Thankfully, I had the backing of Panavision when we made the film. Panavision is a camera house generally most known for its lenses and glass, but they have always taken great cameras and “Panavised” them. In this case, the camera they recommended is the Arriflex Alexa. Truly, the Alexa is the gold standard for professional filmmaking. Most of the high-end television and movies are shot on the Alexa – and the Alexa is a 2K camera. $100 million dollar movies are shot on the Alexa. It is reliable, fast and the image is terrific… even at 2K.
When I started the process of making the film, Arri came out with a new card format that would allow us to shoot the image raw. Of course, I want the best image and of course I wanted to shoot raw. I know from using a still camera the difference is epic. But it turns out that the raw image is almost five times the size – again we confronted the question of slowing down for a better image. The answer was to test: Raw vs. Pro-Res 4:4:4. While we were at it, we also tested the Arri Alexa vs. the Canon C300.
We went to our location with a cinematographer and shot images under several different lighting conditions. We had plenty of talk about pixels. We shot in both Raw and Pro-Res. We also shot with the C300. We took all of the footage to eFilm where we colored and screened in a theater what we found was this: NO DIFFERENCE. We stared and stared at the images back and forth. At one point someone in the room claimed to possibly see more detail in the deep background of the trees… but it turned out that what they saw was on the Pro Res and not the Raw footage. When we all looked again, nobody could see any difference. You can talk about pixels all you want, but the difference in image size and clunky-ness of the media was huge.
Curiously, the Canon C300 stood up pretty well. It was not quite as crisp or detailed as the Arri footage, but it was definitely usable – and not only is the camera smaller and easier to move around, the media was significantly smaller than the Arri.
I ended up using the Alexa for the movie and it was absolutely the right choice. But we had occasional need for a 2nd unit camera. And for that I chose the 4K Black Magic camera. What I like about the Black Magic is that it is small and very movable, the image is terrific (especially in low light) and lenses are easily available. However, I did not realize how much larger the 4k footage is. Moving around that data was onerous. What is nice is that a small budget camera can create a comparable image which can be easily swapped with the Alexa image, but the price of the 4K is huge.

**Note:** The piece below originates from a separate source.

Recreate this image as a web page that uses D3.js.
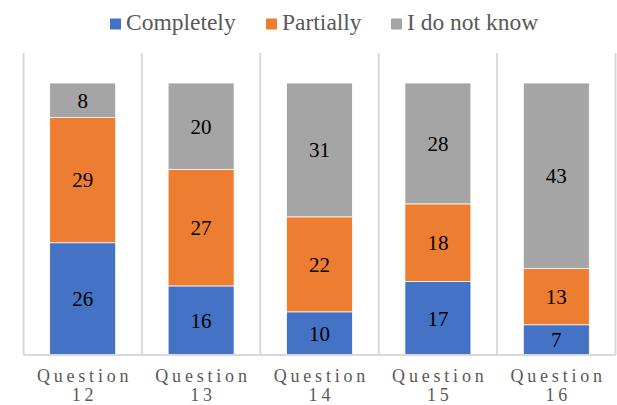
<!DOCTYPE html>
<html>
<head>
<meta charset="utf-8">
<script src="https://cdn.jsdelivr.net/npm/d3@7"></script>
</head>
<body style="margin:0;background:#fff">
<svg id="chart" width="617" height="405" style="display:block"></svg>
<script>
// Answers per question, stacked to 100%
const categories = ["Question 12", "Question 13", "Question 14", "Question 15", "Question 16"];
const seriesNames = ["Completely", "Partially", "I do not know"];
const completely = [26, 16, 10, 17, 7];
const partially = [29, 27, 22, 18, 13];
const doNotKnow = [8, 20, 31, 28, 43];
const colors = ["#4472c4", "#ed7d31", "#a5a5a5"];

const rows = categories.map((c, i) => ({
  category: c,
  "Completely": completely[i],
  "Partially": partially[i],
  "I do not know": doNotKnow[i]
}));

const labelFont = "Liberation Serif";
const svg = d3.select("#chart").style("font-family", labelFont);
const plotLeft = 23.5, plotRight = 615.5, plotTop = 83, plotBottom = 355, gridTop = 53;

const x = d3.scaleBand()
  .domain(categories)
  .range([plotLeft, plotRight])
  .paddingInner(0.443)
  .paddingOuter(0.2215);

const y = d3.scaleLinear().domain([0, 1]).range([plotBottom, plotTop]);

const stack = d3.stack().keys(seriesNames).offset(d3.stackOffsetExpand);
const layers = stack(rows);

// vertical gridlines at category boundaries
const step = x.step();
const bounds = d3.range(categories.length + 1).map(i => plotLeft + i * step);
svg.append("g").selectAll("line").data(bounds).join("line")
  .attr("x1", d => d).attr("x2", d => d)
  .attr("y1", gridTop).attr("y2", plotBottom)
  .attr("stroke", "#d9d9d9").attr("stroke-width", 2);

// stacked bars with value labels
const g = svg.append("g");
layers.forEach((layer, li) => {
  g.append("g").selectAll("rect").data(layer).join("rect")
    .attr("x", d => x(d.data.category))
    .attr("width", x.bandwidth())
    .attr("y", d => y(d[1]))
    .attr("height", d => y(d[0]) - y(d[1]))
    .attr("fill", colors[li])
    .attr("stroke", "#ffffff")
    .attr("stroke-width", 0.75);

  g.append("g").selectAll("text").data(layer).join("text")
    .attr("x", d => x(d.data.category) + x.bandwidth() / 2)
    .attr("y", d => (y(d[0]) + y(d[1])) / 2)
    .attr("dy", "0.35em")
    .attr("text-anchor", "middle")
    .style("font-family", labelFont)
    .attr("font-size", 21)
    .attr("fill", "#000")
    .text(d => d.data[layer.key]);
});

// bottom axis line
svg.append("line")
  .attr("x1", plotLeft).attr("x2", plotRight)
  .attr("y1", plotBottom).attr("y2", plotBottom)
  .attr("stroke", "#d9d9d9").attr("stroke-width", 2);

// category labels, wrapped onto two lines
const lab = svg.append("g").selectAll("text").data(categories).join("text")
  .attr("text-anchor", "middle")
  .style("font-family", labelFont)
  .attr("font-size", 18)
  .attr("fill", "#595959")
  .attr("letter-spacing", 3.8);
lab.each(function(d) {
  const parts = d.split(" ");
  const t = d3.select(this);
  const cx = x(d) + x.bandwidth() / 2 + 1.9;
  parts.forEach((p, i) => {
    t.append("tspan").attr("x", cx).attr("y", 382 + i * 19).text(p);
  });
});

// legend
const legendItems = [
  { name: seriesNames[0], sx: 110 },
  { name: seriesNames[1], sx: 266 },
  { name: seriesNames[2], sx: 391 }
];
const lg = svg.append("g");
legendItems.forEach((it, i) => {
  lg.append("rect")
    .attr("x", it.sx).attr("y", 18.5)
    .attr("width", 11).attr("height", 11)
    .attr("fill", colors[i]);
  lg.append("text")
    .attr("x", it.sx + 16).attr("y", 30)
    .style("font-family", labelFont)
    .attr("font-size", 23.5)
    .attr("fill", "#595959")
    .text(it.name);
});
</script>
</body>
</html>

I can only imagine how much more difficult life would have been on our meager budget to shoot at 4k.
The bottom line is that there seems to be a quality in certain pixels. I would put my 2K Alexa image against the 4K Epic image any day. Yes, there were two times when I have had to reframe an image and if I had the 4K I would reframe to my hearts-desire. But when I shoot, I know what I am shooting and I know what I want. Reframing is an expensive luxury that shouldn’t dominate the decision making.

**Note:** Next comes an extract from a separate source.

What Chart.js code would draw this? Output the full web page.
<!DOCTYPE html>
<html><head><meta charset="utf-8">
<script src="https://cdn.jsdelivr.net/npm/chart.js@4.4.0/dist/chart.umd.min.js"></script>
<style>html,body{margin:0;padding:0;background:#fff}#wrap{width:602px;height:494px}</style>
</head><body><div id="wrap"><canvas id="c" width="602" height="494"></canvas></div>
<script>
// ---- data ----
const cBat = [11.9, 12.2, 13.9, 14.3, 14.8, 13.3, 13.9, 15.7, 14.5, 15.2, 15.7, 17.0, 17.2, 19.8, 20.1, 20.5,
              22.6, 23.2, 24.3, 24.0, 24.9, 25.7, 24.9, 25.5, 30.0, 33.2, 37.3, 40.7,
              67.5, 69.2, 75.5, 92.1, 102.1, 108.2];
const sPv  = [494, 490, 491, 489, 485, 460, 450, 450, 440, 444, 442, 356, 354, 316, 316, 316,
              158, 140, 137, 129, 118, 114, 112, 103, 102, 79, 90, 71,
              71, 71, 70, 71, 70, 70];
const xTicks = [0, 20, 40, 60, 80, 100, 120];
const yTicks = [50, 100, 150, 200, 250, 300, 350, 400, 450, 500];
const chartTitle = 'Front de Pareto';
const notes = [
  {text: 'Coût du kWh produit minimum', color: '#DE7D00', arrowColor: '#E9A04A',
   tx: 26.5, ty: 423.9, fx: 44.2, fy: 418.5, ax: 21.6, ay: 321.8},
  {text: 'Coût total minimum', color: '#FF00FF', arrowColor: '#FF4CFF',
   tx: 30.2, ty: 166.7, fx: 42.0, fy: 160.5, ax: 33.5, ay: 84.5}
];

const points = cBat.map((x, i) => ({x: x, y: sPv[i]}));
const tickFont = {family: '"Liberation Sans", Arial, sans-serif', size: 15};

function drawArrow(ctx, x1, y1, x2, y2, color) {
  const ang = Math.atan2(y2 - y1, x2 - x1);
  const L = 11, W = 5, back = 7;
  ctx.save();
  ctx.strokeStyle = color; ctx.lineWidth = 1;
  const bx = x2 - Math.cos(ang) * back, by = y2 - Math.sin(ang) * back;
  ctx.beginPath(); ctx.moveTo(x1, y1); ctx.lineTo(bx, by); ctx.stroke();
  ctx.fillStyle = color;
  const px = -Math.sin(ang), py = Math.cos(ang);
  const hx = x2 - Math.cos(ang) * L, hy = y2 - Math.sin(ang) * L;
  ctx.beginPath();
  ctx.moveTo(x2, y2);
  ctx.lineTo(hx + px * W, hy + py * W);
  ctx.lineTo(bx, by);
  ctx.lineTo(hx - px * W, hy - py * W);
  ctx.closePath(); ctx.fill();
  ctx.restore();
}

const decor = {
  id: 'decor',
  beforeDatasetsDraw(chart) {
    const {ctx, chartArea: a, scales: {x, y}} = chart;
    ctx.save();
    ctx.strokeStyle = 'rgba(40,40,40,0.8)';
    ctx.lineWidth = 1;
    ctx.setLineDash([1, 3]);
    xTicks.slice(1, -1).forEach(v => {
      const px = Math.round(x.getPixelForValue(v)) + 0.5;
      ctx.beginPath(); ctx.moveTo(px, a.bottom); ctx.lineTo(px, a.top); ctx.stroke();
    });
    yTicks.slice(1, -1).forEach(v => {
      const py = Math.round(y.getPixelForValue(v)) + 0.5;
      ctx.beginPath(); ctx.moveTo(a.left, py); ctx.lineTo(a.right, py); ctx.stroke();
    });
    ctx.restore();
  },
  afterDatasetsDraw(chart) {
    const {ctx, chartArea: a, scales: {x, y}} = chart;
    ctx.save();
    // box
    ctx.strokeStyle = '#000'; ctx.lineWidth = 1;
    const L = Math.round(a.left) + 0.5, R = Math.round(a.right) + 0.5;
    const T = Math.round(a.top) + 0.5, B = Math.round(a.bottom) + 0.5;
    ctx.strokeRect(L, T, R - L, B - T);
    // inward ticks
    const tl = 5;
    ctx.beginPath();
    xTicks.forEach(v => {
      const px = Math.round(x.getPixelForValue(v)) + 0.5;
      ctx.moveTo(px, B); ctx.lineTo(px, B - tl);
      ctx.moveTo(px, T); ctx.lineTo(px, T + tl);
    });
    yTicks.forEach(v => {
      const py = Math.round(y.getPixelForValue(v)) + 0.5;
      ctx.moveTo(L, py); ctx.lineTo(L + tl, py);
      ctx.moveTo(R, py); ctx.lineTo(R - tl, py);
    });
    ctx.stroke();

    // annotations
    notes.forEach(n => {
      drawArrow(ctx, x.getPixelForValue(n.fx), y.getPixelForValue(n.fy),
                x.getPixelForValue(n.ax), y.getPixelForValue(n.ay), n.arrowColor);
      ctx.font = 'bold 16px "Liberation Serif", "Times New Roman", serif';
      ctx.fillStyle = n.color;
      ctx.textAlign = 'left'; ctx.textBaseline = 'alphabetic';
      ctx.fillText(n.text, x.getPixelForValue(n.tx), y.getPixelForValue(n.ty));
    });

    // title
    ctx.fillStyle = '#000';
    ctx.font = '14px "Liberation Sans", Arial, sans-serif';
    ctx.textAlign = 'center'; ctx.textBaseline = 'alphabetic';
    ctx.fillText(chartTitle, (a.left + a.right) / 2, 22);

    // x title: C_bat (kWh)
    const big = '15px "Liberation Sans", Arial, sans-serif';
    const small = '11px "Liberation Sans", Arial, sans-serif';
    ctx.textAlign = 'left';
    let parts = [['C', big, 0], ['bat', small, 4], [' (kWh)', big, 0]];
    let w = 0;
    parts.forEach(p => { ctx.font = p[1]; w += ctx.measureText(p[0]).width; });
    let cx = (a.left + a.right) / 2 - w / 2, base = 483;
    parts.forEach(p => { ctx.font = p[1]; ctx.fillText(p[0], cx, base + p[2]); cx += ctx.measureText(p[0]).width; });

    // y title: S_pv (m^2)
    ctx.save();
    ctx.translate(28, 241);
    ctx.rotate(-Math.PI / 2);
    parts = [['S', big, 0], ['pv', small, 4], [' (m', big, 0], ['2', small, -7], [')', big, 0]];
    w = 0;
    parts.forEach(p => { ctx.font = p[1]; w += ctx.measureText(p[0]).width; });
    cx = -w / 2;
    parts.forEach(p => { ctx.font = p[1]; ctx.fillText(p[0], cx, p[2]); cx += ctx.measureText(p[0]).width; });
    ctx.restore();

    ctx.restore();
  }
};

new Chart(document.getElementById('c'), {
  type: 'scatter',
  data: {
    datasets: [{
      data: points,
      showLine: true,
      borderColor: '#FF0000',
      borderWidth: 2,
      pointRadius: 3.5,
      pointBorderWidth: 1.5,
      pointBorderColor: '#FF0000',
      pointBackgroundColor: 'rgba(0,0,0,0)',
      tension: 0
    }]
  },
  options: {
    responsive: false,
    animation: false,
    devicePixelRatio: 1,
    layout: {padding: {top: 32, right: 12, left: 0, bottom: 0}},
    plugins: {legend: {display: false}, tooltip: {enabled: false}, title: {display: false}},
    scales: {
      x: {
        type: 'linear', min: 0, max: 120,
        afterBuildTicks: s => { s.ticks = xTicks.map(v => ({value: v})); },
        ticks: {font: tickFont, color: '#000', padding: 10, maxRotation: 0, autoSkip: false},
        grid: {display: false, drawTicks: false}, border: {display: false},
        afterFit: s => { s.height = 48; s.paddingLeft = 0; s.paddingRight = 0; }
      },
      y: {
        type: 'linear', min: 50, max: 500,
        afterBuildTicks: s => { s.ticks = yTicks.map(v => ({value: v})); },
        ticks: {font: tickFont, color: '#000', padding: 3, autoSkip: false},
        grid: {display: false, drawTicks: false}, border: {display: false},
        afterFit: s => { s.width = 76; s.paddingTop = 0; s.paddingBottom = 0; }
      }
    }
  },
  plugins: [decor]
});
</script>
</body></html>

Ten to fifteen years ago when we were just starting to shoot HD, I remember I always preferred the image from the Panasonic Vari-Cam than I did from the Sony Cine-Alta. The Cine-Alta was a true 1080 camera, while the Vari-Cam was only 720p. Talk about pixels, the Sony had 30% more lines of resolution! But the quality of the image on the Panasonic was always more pleasing to me.
That is how I ultimately think of pixels. Let’s stop all the Talk About Pixels! What should drive your camera decision making is the look of the image to your eye.
Shooting on the Alexa was a great choice for us. We had lots of problems while shooting, but none of them were related to the camera.